The problem: Please, without the pictures, retype exactly the lines from the start of the material through the line that holds "import plotly.graph_objects as go".

-- start --

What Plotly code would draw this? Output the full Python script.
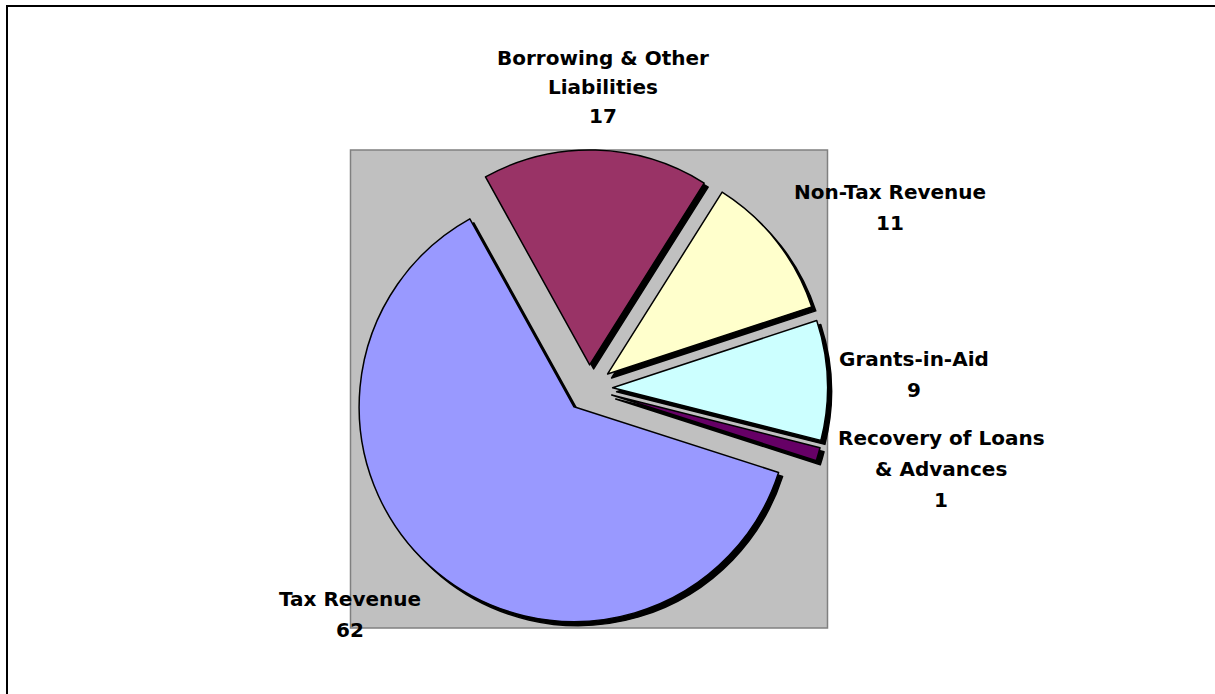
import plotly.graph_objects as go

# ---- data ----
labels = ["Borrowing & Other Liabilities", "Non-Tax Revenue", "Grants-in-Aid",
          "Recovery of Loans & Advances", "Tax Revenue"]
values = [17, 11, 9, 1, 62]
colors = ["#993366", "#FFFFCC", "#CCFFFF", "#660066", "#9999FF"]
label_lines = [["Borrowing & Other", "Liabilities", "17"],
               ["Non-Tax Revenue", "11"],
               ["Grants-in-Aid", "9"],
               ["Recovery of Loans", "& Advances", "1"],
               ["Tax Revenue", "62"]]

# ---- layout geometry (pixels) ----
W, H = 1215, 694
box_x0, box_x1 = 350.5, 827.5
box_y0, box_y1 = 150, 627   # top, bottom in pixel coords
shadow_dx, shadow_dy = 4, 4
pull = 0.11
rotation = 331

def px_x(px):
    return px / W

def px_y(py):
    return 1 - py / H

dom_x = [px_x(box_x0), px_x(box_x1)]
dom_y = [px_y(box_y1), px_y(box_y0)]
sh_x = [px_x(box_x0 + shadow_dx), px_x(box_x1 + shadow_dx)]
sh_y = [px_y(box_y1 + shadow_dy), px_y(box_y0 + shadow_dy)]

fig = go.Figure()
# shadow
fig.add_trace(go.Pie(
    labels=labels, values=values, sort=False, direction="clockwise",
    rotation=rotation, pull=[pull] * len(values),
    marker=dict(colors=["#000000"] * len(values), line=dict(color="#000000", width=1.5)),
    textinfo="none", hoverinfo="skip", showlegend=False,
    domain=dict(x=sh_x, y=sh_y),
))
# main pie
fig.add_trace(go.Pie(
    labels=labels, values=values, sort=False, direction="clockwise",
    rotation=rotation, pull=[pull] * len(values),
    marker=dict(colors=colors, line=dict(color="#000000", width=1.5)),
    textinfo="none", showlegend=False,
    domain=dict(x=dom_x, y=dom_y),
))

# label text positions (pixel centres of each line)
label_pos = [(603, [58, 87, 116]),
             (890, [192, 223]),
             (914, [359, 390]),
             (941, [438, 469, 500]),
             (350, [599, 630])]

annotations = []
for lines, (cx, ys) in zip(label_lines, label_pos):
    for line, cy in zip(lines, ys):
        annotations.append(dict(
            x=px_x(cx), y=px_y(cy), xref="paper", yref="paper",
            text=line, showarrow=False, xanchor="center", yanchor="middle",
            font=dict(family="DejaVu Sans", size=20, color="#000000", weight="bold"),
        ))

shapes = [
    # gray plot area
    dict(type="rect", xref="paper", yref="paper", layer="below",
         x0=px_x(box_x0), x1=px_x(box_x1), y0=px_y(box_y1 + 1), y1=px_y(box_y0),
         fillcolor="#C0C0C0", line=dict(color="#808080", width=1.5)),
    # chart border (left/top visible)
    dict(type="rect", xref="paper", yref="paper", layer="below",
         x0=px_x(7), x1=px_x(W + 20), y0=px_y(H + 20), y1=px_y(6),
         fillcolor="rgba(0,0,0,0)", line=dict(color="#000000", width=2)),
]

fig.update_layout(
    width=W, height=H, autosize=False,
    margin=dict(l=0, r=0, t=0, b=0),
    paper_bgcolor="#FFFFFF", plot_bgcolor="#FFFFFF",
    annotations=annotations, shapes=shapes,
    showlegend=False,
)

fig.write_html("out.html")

-- end --

Exercise output:
What Plotly code would draw this? Output the full Python script.
import plotly.graph_objects as go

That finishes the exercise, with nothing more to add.